What is asked
In the listing below, find the line containing "Reproduce this chart" and the line containing "Chart.register(...registerables);". Repeat exactly those two lines and every line between them, nothing more.

Record extracts
START

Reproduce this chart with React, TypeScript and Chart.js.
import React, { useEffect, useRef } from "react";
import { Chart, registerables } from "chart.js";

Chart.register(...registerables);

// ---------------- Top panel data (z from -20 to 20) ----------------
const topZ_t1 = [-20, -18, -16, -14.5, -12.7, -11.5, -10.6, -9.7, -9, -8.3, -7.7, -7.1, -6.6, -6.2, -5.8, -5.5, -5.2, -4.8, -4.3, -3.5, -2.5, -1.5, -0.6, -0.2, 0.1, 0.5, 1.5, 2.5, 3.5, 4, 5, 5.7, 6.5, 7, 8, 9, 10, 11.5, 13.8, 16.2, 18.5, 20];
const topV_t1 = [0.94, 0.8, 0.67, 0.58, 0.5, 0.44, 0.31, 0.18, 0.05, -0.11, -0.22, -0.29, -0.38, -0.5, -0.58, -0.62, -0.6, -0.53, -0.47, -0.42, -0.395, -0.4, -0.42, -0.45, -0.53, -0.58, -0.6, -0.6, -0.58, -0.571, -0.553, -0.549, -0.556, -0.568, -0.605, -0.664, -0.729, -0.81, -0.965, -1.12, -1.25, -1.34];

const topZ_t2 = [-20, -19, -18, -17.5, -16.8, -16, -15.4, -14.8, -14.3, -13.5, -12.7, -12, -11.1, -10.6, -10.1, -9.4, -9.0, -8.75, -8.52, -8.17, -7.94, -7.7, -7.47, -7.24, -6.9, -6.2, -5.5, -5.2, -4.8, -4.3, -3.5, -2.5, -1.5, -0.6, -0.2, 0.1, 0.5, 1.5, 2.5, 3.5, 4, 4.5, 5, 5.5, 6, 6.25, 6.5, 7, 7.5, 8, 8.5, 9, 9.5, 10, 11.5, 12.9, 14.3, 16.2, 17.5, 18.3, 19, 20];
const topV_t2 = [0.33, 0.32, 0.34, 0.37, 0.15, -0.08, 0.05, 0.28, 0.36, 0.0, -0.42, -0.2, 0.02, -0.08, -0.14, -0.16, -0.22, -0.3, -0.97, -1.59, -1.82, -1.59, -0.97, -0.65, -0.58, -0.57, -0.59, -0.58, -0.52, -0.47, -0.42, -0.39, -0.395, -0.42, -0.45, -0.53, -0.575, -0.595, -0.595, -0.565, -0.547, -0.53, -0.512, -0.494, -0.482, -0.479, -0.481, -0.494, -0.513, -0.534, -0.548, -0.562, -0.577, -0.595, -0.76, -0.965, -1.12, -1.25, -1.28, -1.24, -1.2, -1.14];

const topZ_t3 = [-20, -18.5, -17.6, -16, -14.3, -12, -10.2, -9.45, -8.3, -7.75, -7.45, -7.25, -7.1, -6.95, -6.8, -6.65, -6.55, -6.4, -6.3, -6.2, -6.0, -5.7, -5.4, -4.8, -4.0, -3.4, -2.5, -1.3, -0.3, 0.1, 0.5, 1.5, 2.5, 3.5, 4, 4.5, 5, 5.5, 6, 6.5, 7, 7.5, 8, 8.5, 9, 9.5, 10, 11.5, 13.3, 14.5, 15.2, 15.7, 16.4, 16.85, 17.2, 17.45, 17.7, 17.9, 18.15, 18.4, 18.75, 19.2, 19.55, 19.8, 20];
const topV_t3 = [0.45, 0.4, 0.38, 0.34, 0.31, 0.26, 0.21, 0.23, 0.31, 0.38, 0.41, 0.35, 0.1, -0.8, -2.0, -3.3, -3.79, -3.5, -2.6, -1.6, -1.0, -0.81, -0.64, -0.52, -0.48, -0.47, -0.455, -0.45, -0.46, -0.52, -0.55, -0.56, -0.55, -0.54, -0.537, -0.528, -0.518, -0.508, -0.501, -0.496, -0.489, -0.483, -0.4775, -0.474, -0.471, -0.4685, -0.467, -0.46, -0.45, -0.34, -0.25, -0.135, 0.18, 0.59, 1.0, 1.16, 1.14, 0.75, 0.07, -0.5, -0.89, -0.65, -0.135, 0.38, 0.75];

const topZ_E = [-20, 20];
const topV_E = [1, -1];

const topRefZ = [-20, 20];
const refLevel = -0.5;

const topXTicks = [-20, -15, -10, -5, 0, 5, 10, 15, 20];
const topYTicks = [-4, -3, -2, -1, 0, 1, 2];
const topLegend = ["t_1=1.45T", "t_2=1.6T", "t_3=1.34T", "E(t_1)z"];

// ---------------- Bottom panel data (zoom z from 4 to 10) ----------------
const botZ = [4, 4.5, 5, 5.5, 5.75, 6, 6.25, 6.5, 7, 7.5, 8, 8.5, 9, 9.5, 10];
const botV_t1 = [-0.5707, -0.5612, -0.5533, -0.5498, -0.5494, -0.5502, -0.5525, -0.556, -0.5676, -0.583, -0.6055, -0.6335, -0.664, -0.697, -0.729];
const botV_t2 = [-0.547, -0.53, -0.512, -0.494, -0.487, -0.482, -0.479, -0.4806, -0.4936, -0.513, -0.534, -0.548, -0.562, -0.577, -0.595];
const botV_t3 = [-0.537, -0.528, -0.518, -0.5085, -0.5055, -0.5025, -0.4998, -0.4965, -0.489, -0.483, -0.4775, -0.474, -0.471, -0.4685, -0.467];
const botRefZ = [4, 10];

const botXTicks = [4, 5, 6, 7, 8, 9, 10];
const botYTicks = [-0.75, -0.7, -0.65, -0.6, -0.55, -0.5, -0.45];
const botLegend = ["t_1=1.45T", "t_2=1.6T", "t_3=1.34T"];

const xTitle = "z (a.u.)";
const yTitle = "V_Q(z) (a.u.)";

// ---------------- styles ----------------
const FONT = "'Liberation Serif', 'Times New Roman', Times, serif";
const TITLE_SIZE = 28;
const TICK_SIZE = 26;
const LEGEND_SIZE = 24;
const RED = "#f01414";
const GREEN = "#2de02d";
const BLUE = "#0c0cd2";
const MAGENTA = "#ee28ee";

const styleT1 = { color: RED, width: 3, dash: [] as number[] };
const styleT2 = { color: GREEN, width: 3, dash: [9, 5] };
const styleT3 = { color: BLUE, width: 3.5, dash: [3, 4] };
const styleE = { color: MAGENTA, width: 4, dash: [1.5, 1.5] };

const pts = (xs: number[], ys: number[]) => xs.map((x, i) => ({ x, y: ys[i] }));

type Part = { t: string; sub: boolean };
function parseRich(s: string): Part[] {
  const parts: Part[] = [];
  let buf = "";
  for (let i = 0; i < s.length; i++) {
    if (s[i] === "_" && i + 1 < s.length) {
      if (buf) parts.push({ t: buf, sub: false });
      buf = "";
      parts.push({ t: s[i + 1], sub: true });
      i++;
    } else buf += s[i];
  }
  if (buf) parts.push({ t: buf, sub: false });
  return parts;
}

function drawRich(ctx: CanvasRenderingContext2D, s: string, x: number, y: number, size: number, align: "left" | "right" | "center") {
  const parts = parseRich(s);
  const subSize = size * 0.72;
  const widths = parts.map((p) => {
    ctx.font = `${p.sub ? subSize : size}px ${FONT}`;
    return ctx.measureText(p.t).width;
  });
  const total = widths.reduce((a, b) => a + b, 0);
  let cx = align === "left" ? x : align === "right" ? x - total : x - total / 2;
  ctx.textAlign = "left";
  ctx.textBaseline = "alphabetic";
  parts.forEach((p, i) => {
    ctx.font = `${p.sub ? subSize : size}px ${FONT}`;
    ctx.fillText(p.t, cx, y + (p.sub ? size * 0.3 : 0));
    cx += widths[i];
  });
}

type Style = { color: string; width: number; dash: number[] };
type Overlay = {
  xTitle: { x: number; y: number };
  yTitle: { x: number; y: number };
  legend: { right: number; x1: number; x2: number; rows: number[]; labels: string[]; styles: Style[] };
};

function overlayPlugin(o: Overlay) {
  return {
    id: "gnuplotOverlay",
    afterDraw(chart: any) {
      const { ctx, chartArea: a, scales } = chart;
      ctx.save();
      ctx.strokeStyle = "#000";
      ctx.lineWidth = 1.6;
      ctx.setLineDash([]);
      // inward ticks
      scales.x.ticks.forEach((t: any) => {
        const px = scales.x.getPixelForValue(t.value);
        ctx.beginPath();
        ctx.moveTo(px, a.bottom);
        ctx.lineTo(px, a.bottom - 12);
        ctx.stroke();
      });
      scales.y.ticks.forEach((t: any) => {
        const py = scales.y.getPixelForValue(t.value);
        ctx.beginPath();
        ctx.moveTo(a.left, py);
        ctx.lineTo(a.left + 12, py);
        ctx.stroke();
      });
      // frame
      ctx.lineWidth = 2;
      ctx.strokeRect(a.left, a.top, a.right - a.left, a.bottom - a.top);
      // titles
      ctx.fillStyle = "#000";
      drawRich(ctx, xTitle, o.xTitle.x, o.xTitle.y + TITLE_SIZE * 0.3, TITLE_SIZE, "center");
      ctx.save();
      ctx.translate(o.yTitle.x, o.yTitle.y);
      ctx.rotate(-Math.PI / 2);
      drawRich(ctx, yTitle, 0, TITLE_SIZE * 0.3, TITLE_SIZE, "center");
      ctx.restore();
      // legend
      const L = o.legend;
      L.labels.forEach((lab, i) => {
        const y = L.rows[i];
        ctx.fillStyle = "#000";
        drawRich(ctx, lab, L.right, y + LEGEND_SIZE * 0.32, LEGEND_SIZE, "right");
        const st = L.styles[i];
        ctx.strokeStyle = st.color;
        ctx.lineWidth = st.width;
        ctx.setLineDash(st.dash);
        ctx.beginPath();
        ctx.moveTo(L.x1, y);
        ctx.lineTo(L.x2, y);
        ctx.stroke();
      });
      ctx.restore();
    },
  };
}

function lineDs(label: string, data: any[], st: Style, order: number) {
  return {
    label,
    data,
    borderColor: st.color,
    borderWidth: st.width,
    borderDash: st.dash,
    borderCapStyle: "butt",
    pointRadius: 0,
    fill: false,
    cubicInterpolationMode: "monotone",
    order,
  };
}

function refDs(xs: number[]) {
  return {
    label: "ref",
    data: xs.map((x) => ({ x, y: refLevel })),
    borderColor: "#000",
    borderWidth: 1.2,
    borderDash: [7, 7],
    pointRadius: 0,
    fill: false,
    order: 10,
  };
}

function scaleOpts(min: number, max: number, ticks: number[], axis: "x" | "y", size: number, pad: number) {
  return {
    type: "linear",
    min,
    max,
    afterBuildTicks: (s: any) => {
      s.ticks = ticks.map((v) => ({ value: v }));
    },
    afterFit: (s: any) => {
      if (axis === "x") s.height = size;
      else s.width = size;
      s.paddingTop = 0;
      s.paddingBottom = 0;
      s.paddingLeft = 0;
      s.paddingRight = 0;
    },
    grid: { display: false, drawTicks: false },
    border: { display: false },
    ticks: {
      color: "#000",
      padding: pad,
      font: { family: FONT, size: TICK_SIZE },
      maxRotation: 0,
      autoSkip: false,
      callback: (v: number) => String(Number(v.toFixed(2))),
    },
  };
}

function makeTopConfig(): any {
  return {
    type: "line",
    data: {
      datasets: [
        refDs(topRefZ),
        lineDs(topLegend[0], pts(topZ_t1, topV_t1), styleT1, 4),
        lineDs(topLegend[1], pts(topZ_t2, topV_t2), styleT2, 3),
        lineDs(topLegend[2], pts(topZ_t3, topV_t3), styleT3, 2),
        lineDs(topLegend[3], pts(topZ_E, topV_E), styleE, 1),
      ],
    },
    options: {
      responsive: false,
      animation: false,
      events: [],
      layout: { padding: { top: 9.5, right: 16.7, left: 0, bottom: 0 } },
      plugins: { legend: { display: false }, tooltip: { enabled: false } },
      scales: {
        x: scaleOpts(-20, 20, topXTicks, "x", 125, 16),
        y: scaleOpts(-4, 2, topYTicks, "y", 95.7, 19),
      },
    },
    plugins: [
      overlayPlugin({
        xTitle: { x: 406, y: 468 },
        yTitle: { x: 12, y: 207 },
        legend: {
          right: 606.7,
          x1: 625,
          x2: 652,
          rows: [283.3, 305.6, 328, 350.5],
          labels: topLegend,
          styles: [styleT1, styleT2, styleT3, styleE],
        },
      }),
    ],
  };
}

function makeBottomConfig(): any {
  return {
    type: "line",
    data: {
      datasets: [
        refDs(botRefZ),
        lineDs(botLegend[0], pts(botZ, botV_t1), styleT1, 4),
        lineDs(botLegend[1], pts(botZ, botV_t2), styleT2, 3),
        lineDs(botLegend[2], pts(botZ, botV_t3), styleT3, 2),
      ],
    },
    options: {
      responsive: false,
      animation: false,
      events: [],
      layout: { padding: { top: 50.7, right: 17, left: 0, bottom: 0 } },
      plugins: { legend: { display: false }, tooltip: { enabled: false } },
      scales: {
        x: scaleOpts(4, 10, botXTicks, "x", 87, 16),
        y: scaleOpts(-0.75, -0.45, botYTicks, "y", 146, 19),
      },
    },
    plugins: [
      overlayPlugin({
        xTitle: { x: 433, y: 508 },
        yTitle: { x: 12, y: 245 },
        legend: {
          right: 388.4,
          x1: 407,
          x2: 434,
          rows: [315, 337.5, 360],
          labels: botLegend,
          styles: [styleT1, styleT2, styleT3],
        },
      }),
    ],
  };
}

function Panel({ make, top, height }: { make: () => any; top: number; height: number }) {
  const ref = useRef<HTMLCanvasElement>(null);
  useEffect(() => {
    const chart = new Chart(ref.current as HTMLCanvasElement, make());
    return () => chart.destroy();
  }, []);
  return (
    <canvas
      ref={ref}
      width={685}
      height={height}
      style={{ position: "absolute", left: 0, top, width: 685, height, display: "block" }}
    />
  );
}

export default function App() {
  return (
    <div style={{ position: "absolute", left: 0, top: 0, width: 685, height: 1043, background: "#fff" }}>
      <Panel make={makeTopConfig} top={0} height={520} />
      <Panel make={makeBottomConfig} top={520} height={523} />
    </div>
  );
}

END
START

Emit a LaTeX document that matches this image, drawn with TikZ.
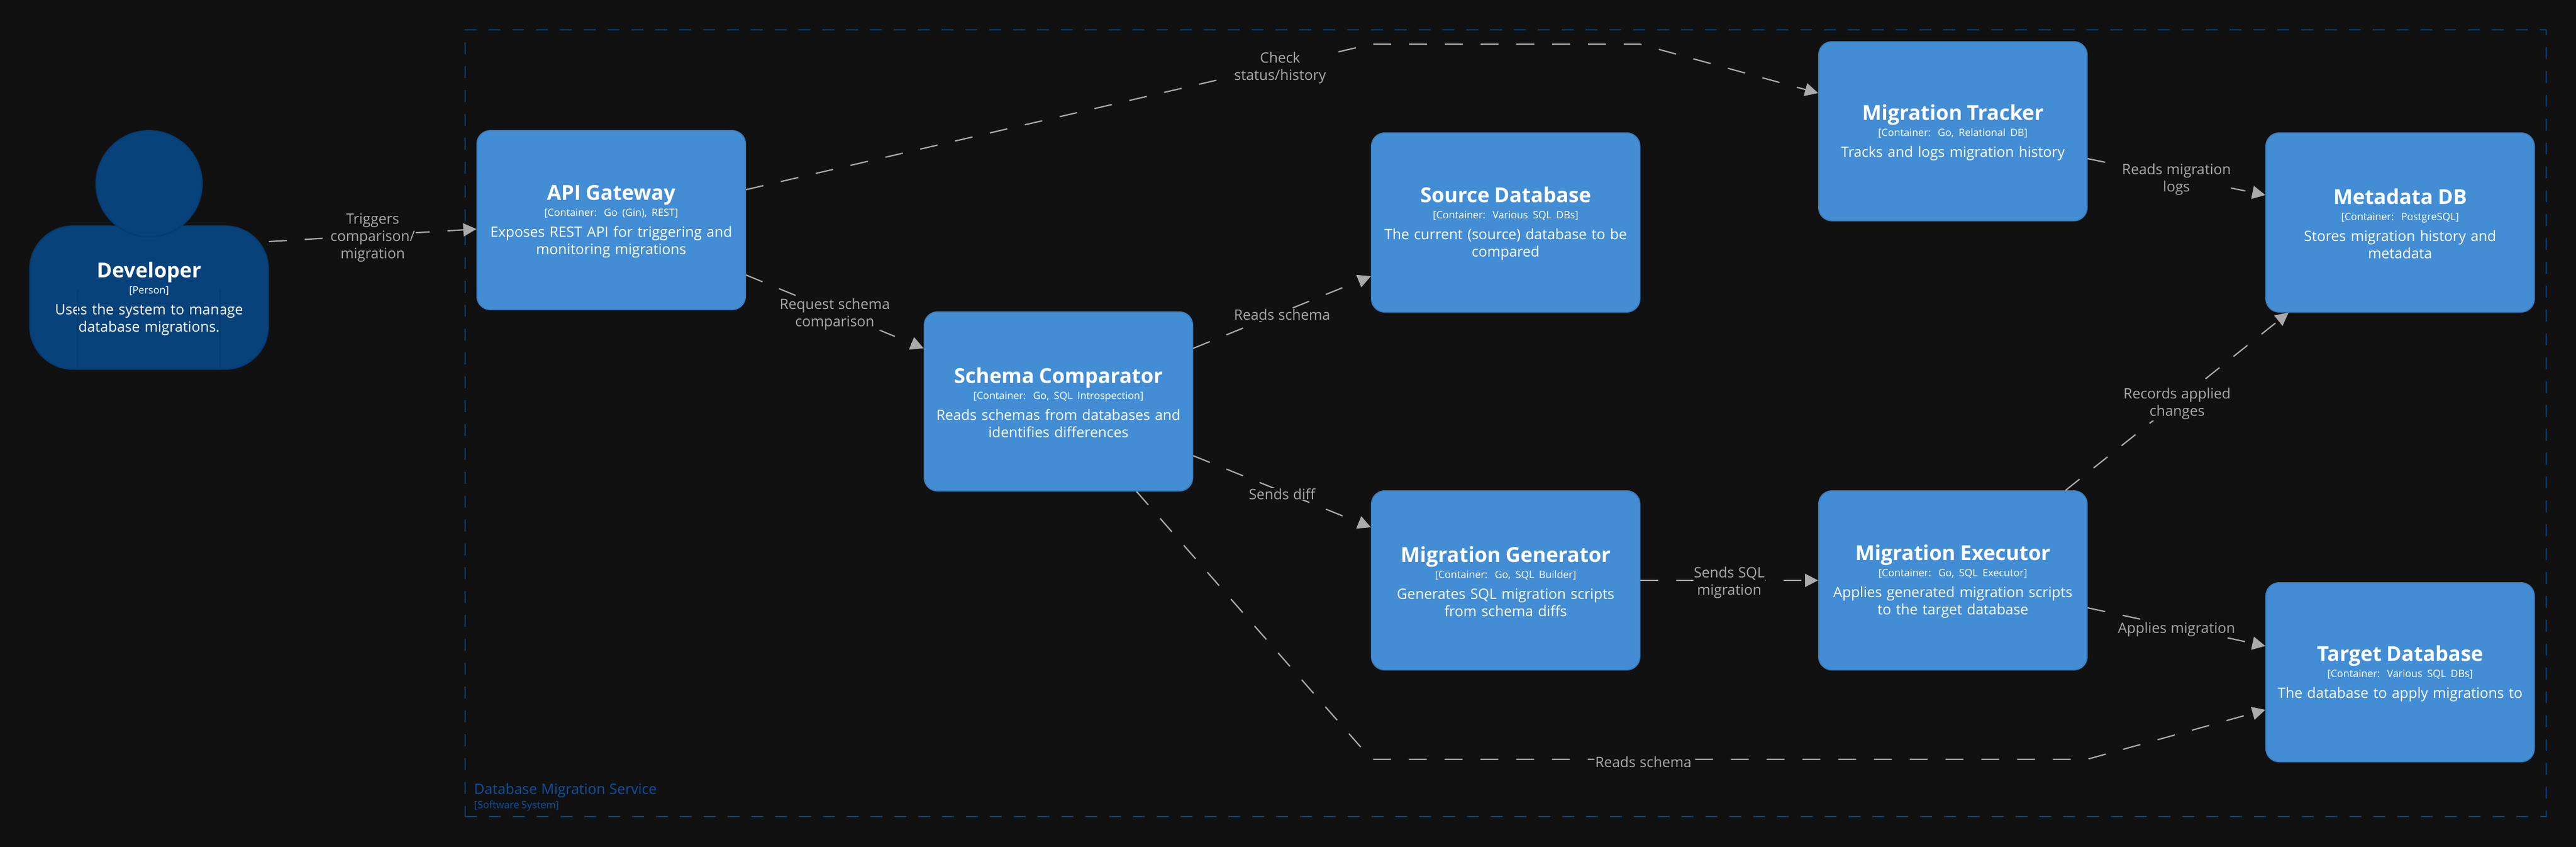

END
START

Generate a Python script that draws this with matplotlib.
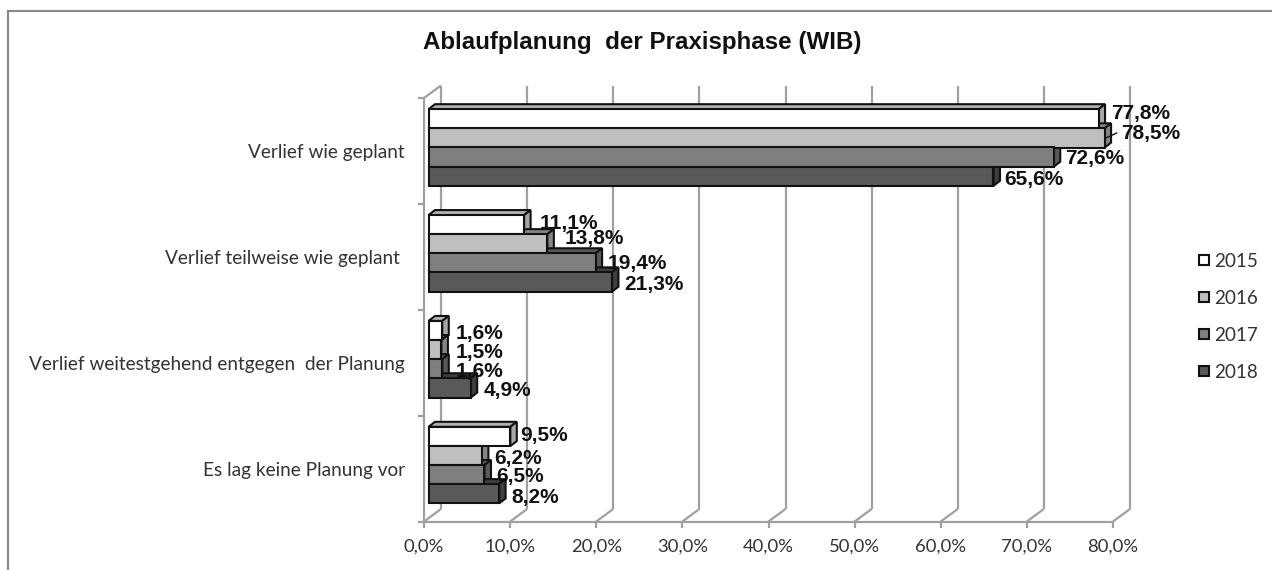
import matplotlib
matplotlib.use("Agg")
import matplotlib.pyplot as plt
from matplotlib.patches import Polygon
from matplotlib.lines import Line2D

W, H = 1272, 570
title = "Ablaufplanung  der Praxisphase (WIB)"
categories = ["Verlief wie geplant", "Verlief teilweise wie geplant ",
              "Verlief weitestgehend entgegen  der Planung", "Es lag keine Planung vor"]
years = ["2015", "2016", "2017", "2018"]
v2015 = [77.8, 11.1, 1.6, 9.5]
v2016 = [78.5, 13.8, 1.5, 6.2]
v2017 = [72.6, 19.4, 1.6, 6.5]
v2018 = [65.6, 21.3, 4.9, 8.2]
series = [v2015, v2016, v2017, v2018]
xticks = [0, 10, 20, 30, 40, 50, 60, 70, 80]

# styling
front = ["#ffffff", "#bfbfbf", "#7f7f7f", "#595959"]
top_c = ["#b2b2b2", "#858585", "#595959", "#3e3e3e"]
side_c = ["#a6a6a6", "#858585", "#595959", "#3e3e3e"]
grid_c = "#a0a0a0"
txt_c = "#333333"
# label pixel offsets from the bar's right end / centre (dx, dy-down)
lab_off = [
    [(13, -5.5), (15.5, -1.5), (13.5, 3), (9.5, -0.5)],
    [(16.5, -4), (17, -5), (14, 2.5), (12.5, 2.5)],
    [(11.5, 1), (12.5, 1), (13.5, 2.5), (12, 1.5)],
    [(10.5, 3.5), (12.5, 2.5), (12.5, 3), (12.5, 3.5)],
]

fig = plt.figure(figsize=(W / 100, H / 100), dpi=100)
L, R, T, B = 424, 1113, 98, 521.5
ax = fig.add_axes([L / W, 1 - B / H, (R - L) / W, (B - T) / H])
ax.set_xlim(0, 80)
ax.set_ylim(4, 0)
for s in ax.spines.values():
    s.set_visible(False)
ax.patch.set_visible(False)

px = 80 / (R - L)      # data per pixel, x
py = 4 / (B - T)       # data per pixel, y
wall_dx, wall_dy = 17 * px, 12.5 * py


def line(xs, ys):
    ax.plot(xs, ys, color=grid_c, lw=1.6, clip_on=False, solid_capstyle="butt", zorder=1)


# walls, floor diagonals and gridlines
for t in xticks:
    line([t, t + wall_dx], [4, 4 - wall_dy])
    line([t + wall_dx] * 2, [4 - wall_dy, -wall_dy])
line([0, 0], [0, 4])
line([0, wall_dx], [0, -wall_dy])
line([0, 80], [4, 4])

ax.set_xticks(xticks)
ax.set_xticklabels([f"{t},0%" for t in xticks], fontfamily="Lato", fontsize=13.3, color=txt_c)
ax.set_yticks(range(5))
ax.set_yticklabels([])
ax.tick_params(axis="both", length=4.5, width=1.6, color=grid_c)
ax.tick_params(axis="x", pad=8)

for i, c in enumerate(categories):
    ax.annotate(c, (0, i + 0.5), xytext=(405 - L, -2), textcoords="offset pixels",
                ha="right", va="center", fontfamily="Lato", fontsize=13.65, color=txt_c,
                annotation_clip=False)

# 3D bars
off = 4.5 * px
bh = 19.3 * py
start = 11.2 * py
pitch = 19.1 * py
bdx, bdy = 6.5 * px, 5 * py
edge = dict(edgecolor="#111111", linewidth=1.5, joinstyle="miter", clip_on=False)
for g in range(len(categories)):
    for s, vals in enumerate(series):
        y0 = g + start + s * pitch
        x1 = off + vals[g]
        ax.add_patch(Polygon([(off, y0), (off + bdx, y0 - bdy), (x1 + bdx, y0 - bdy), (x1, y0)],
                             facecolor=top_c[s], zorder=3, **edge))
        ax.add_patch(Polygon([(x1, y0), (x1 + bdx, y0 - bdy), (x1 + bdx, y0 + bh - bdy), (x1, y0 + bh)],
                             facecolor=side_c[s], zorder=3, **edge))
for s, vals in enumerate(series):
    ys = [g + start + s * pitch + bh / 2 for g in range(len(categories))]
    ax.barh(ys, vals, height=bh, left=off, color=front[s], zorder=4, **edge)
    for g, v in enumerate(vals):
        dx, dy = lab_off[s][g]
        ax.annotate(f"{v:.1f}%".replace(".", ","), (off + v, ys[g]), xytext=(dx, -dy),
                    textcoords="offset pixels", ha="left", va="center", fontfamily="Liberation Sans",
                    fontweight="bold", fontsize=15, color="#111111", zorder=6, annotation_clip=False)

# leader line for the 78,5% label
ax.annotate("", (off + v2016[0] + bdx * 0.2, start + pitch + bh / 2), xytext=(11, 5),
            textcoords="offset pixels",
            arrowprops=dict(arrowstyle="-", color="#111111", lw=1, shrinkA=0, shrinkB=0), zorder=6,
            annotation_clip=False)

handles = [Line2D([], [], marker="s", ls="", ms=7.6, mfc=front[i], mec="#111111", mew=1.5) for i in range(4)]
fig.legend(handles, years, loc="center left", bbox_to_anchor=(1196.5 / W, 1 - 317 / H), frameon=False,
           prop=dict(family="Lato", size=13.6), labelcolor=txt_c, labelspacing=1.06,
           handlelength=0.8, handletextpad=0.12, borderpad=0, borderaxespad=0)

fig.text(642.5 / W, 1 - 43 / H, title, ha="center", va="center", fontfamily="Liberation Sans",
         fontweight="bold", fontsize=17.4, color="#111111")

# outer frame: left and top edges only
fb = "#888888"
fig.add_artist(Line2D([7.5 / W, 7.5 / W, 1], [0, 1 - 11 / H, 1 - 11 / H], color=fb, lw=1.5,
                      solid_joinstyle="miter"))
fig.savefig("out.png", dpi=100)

END

Answer to this task
Reproduce this chart with React, TypeScript and Chart.js.
import React, { useEffect, useRef } from "react";
import { Chart, registerables } from "chart.js";

Chart.register(...registerables);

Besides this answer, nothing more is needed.